- [Exercise task] Print all entries precisely as they are written.

- [Entries with chart source code]
* * * * * * * * *

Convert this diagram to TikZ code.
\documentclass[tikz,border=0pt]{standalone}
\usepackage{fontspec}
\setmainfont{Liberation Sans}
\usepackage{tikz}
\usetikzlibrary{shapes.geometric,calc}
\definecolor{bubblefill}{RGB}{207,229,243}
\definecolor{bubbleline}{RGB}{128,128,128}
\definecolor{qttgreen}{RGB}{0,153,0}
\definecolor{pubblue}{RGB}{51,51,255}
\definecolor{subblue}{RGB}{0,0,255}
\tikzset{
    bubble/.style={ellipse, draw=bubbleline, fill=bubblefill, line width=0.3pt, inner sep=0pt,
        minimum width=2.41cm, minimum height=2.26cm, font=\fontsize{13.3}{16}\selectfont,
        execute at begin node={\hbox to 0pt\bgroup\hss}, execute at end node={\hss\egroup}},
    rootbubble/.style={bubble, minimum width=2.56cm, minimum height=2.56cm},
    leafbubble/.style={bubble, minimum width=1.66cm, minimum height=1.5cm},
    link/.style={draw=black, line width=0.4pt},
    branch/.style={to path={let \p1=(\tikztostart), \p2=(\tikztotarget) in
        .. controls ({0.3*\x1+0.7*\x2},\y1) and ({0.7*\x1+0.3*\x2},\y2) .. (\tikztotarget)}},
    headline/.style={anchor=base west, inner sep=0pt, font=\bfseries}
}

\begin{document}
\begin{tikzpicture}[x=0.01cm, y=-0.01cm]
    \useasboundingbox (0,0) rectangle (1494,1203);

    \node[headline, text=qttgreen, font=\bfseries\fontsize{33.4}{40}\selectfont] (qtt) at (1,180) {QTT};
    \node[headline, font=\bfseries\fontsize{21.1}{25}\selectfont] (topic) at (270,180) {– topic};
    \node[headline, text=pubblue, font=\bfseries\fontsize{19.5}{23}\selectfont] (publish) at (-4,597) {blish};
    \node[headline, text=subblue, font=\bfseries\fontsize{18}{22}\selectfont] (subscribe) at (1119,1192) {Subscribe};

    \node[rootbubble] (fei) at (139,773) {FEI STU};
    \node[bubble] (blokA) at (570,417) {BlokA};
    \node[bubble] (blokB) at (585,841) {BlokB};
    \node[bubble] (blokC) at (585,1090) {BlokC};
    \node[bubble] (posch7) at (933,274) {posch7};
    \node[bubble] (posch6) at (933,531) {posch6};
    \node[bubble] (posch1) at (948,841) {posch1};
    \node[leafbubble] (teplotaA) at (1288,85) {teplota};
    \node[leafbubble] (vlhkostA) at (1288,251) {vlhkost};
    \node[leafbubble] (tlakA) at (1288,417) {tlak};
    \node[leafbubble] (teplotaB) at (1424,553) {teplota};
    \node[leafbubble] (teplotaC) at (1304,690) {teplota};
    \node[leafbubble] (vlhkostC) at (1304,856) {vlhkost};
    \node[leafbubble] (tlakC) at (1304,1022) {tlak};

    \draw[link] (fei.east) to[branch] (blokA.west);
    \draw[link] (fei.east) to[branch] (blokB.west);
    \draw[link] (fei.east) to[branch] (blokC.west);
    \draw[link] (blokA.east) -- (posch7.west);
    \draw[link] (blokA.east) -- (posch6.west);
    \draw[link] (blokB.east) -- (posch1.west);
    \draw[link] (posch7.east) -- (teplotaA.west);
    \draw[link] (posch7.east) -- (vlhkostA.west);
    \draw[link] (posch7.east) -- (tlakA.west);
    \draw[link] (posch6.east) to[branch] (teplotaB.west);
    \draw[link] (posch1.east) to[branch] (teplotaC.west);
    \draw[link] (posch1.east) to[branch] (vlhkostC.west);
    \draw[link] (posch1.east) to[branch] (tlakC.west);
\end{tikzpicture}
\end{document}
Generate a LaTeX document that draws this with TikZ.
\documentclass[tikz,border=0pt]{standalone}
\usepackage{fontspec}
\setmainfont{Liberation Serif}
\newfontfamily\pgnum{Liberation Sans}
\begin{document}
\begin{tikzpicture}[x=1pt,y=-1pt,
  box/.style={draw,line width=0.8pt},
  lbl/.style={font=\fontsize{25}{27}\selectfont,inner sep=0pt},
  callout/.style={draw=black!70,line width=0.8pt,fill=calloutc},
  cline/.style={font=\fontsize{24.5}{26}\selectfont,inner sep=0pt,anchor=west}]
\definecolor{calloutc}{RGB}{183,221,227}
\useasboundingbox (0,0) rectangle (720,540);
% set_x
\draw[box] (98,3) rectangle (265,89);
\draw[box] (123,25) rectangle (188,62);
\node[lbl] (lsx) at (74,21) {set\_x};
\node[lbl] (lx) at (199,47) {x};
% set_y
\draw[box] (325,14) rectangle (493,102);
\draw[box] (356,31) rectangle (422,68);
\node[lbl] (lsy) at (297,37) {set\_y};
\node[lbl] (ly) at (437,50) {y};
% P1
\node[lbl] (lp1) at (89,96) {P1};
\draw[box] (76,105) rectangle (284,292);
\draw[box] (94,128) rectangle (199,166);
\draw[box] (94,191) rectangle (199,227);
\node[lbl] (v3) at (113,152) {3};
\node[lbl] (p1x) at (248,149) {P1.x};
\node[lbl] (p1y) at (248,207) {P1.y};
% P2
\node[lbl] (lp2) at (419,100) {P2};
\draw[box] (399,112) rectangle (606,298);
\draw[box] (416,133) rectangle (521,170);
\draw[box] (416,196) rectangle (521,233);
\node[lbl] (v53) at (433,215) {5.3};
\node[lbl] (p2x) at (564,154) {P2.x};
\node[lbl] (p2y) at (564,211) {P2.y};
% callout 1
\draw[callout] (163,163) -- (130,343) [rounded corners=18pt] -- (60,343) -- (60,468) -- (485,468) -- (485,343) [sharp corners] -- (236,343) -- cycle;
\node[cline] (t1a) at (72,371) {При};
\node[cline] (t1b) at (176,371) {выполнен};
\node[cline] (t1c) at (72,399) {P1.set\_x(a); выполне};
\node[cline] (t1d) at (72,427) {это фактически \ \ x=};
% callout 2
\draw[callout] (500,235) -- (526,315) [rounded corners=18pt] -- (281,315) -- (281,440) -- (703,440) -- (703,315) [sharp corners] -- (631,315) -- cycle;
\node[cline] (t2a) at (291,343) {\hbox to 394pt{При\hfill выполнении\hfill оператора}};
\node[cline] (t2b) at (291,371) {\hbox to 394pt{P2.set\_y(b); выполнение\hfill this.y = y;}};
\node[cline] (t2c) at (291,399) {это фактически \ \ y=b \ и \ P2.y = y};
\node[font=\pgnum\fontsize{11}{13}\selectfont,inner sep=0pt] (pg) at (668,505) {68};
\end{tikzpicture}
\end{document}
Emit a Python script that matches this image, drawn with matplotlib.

* * * * * * * * *

- [Solution for this task]
Convert this diagram to TikZ code.
\documentclass[tikz,border=0pt]{standalone}
\usepackage{fontspec}
\setmainfont{Liberation Sans}
\usepackage{tikz}
\usetikzlibrary{shapes.geometric,calc}
\definecolor{bubblefill}{RGB}{207,229,243}
\definecolor{bubbleline}{RGB}{128,128,128}
\definecolor{qttgreen}{RGB}{0,153,0}
\definecolor{pubblue}{RGB}{51,51,255}
\definecolor{subblue}{RGB}{0,0,255}
\tikzset{
    bubble/.style={ellipse, draw=bubbleline, fill=bubblefill, line width=0.3pt, inner sep=0pt,
        minimum width=2.41cm, minimum height=2.26cm, font=\fontsize{13.3}{16}\selectfont,
        execute at begin node={\hbox to 0pt\bgroup\hss}, execute at end node={\hss\egroup}},
    rootbubble/.style={bubble, minimum width=2.56cm, minimum height=2.56cm},
    leafbubble/.style={bubble, minimum width=1.66cm, minimum height=1.5cm},
    link/.style={draw=black, line width=0.4pt},
    branch/.style={to path={let \p1=(\tikztostart), \p2=(\tikztotarget) in
        .. controls ({0.3*\x1+0.7*\x2},\y1) and ({0.7*\x1+0.3*\x2},\y2) .. (\tikztotarget)}},
    headline/.style={anchor=base west, inner sep=0pt, font=\bfseries}
}

\begin{document}
\begin{tikzpicture}[x=0.01cm, y=-0.01cm]
    \useasboundingbox (0,0) rectangle (1494,1203);

    \node[headline, text=qttgreen, font=\bfseries\fontsize{33.4}{40}\selectfont] (qtt) at (1,180) {QTT};
    \node[headline, font=\bfseries\fontsize{21.1}{25}\selectfont] (topic) at (270,180) {– topic};
    \node[headline, text=pubblue, font=\bfseries\fontsize{19.5}{23}\selectfont] (publish) at (-4,597) {blish};
    \node[headline, text=subblue, font=\bfseries\fontsize{18}{22}\selectfont] (subscribe) at (1119,1192) {Subscribe};

    \node[rootbubble] (fei) at (139,773) {FEI STU};
    \node[bubble] (blokA) at (570,417) {BlokA};
    \node[bubble] (blokB) at (585,841) {BlokB};
    \node[bubble] (blokC) at (585,1090) {BlokC};
    \node[bubble] (posch7) at (933,274) {posch7};
    \node[bubble] (posch6) at (933,531) {posch6};
    \node[bubble] (posch1) at (948,841) {posch1};
    \node[leafbubble] (teplotaA) at (1288,85) {teplota};
    \node[leafbubble] (vlhkostA) at (1288,251) {vlhkost};
    \node[leafbubble] (tlakA) at (1288,417) {tlak};
    \node[leafbubble] (teplotaB) at (1424,553) {teplota};
    \node[leafbubble] (teplotaC) at (1304,690) {teplota};
    \node[leafbubble] (vlhkostC) at (1304,856) {vlhkost};
    \node[leafbubble] (tlakC) at (1304,1022) {tlak};

    \draw[link] (fei.east) to[branch] (blokA.west);
    \draw[link] (fei.east) to[branch] (blokB.west);
    \draw[link] (fei.east) to[branch] (blokC.west);
    \draw[link] (blokA.east) -- (posch7.west);
    \draw[link] (blokA.east) -- (posch6.west);
    \draw[link] (blokB.east) -- (posch1.west);
    \draw[link] (posch7.east) -- (teplotaA.west);
    \draw[link] (posch7.east) -- (vlhkostA.west);
    \draw[link] (posch7.east) -- (tlakA.west);
    \draw[link] (posch6.east) to[branch] (teplotaB.west);
    \draw[link] (posch1.east) to[branch] (teplotaC.west);
    \draw[link] (posch1.east) to[branch] (vlhkostC.west);
    \draw[link] (posch1.east) to[branch] (tlakC.west);
\end{tikzpicture}
\end{document}
Generate a LaTeX document that draws this with TikZ.
\documentclass[tikz,border=0pt]{standalone}
\usepackage{fontspec}
\setmainfont{Liberation Serif}
\newfontfamily\pgnum{Liberation Sans}
\begin{document}
\begin{tikzpicture}[x=1pt,y=-1pt,
  box/.style={draw,line width=0.8pt},
  lbl/.style={font=\fontsize{25}{27}\selectfont,inner sep=0pt},
  callout/.style={draw=black!70,line width=0.8pt,fill=calloutc},
  cline/.style={font=\fontsize{24.5}{26}\selectfont,inner sep=0pt,anchor=west}]
\definecolor{calloutc}{RGB}{183,221,227}
\useasboundingbox (0,0) rectangle (720,540);
% set_x
\draw[box] (98,3) rectangle (265,89);
\draw[box] (123,25) rectangle (188,62);
\node[lbl] (lsx) at (74,21) {set\_x};
\node[lbl] (lx) at (199,47) {x};
% set_y
\draw[box] (325,14) rectangle (493,102);
\draw[box] (356,31) rectangle (422,68);
\node[lbl] (lsy) at (297,37) {set\_y};
\node[lbl] (ly) at (437,50) {y};
% P1
\node[lbl] (lp1) at (89,96) {P1};
\draw[box] (76,105) rectangle (284,292);
\draw[box] (94,128) rectangle (199,166);
\draw[box] (94,191) rectangle (199,227);
\node[lbl] (v3) at (113,152) {3};
\node[lbl] (p1x) at (248,149) {P1.x};
\node[lbl] (p1y) at (248,207) {P1.y};
% P2
\node[lbl] (lp2) at (419,100) {P2};
\draw[box] (399,112) rectangle (606,298);
\draw[box] (416,133) rectangle (521,170);
\draw[box] (416,196) rectangle (521,233);
\node[lbl] (v53) at (433,215) {5.3};
\node[lbl] (p2x) at (564,154) {P2.x};
\node[lbl] (p2y) at (564,211) {P2.y};
% callout 1
\draw[callout] (163,163) -- (130,343) [rounded corners=18pt] -- (60,343) -- (60,468) -- (485,468) -- (485,343) [sharp corners] -- (236,343) -- cycle;
\node[cline] (t1a) at (72,371) {При};
\node[cline] (t1b) at (176,371) {выполнен};
\node[cline] (t1c) at (72,399) {P1.set\_x(a); выполне};
\node[cline] (t1d) at (72,427) {это фактически \ \ x=};
% callout 2
\draw[callout] (500,235) -- (526,315) [rounded corners=18pt] -- (281,315) -- (281,440) -- (703,440) -- (703,315) [sharp corners] -- (631,315) -- cycle;
\node[cline] (t2a) at (291,343) {\hbox to 394pt{При\hfill выполнении\hfill оператора}};
\node[cline] (t2b) at (291,371) {\hbox to 394pt{P2.set\_y(b); выполнение\hfill this.y = y;}};
\node[cline] (t2c) at (291,399) {это фактически \ \ y=b \ и \ P2.y = y};
\node[font=\pgnum\fontsize{11}{13}\selectfont,inner sep=0pt] (pg) at (668,505) {68};
\end{tikzpicture}
\end{document}
Emit a Python script that matches this image, drawn with matplotlib.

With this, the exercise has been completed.